## [Direction]
Scan the lines below for the word "this". Copy each line you find it in.

[Code that draws figures]
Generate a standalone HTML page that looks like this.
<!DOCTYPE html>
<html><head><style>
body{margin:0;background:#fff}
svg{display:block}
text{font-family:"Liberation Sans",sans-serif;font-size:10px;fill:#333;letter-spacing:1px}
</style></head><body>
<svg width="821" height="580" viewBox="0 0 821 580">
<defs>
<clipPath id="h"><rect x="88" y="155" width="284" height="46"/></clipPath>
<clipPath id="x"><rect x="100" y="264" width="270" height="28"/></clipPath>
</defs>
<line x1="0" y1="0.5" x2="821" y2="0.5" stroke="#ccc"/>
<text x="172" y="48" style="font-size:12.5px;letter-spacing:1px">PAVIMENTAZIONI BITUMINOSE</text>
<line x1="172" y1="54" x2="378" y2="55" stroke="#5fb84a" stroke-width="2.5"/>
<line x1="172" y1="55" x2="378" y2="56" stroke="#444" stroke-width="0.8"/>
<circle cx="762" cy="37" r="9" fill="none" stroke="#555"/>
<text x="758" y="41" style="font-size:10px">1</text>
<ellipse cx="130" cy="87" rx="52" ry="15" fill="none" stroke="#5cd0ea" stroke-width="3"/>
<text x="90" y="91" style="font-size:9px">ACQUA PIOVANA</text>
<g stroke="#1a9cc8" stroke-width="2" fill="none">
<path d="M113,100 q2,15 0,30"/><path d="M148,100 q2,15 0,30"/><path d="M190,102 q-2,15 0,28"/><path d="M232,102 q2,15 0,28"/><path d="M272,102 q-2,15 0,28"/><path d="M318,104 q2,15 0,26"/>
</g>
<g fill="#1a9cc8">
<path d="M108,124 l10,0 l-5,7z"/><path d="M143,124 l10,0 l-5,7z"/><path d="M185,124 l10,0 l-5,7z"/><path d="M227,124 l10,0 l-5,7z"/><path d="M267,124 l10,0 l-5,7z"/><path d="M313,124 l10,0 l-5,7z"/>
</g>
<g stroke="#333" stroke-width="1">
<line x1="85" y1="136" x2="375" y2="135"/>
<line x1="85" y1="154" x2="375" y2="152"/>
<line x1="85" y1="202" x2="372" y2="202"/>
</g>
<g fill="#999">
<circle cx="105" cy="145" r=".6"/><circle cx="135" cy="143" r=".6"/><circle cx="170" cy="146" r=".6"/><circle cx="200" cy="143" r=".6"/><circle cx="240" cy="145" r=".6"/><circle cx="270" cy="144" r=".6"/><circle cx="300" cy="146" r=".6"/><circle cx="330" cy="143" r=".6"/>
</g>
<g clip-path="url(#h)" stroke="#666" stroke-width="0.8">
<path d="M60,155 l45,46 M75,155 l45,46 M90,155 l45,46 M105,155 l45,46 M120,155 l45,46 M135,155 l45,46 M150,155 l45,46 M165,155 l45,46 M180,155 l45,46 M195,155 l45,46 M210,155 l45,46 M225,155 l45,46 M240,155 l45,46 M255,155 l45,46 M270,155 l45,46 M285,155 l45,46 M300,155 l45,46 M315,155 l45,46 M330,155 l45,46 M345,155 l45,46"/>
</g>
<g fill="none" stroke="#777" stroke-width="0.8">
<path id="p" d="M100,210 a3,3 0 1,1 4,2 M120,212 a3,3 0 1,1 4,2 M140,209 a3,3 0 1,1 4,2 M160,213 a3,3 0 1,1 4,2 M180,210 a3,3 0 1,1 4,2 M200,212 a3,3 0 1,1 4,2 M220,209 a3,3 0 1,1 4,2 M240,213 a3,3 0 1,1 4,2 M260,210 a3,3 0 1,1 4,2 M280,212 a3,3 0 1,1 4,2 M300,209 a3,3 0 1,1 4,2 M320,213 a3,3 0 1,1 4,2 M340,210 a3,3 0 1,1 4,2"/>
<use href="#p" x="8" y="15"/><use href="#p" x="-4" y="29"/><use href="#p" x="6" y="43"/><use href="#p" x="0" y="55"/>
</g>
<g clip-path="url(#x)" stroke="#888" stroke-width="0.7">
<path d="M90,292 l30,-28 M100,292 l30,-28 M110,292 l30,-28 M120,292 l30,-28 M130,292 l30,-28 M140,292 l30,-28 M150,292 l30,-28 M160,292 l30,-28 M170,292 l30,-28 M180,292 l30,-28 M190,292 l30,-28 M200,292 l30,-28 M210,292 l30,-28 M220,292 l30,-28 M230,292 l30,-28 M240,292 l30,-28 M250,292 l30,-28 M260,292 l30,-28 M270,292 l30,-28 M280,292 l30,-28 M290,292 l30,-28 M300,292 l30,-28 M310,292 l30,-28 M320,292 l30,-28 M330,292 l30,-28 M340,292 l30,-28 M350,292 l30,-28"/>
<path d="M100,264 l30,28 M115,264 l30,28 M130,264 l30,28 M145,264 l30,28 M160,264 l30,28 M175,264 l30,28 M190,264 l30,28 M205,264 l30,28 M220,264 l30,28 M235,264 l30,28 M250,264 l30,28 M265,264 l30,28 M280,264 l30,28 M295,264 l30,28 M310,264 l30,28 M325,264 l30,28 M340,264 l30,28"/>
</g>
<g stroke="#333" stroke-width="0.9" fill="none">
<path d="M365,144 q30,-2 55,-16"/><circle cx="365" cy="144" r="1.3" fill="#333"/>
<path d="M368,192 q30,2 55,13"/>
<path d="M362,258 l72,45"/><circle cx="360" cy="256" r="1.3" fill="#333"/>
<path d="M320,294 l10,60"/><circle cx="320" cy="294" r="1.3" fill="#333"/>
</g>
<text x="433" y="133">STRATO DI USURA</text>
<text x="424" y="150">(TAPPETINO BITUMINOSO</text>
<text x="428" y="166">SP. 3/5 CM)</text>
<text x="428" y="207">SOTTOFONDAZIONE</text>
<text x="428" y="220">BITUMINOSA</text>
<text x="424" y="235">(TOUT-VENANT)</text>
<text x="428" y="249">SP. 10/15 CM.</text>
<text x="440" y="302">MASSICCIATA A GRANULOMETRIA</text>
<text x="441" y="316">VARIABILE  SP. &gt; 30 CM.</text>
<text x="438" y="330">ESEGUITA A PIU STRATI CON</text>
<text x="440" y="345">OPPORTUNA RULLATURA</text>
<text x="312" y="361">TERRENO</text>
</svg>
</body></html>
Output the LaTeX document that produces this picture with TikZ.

## [Task solution]
Generate a standalone HTML page that looks like this.
Output the LaTeX document that produces this picture with TikZ.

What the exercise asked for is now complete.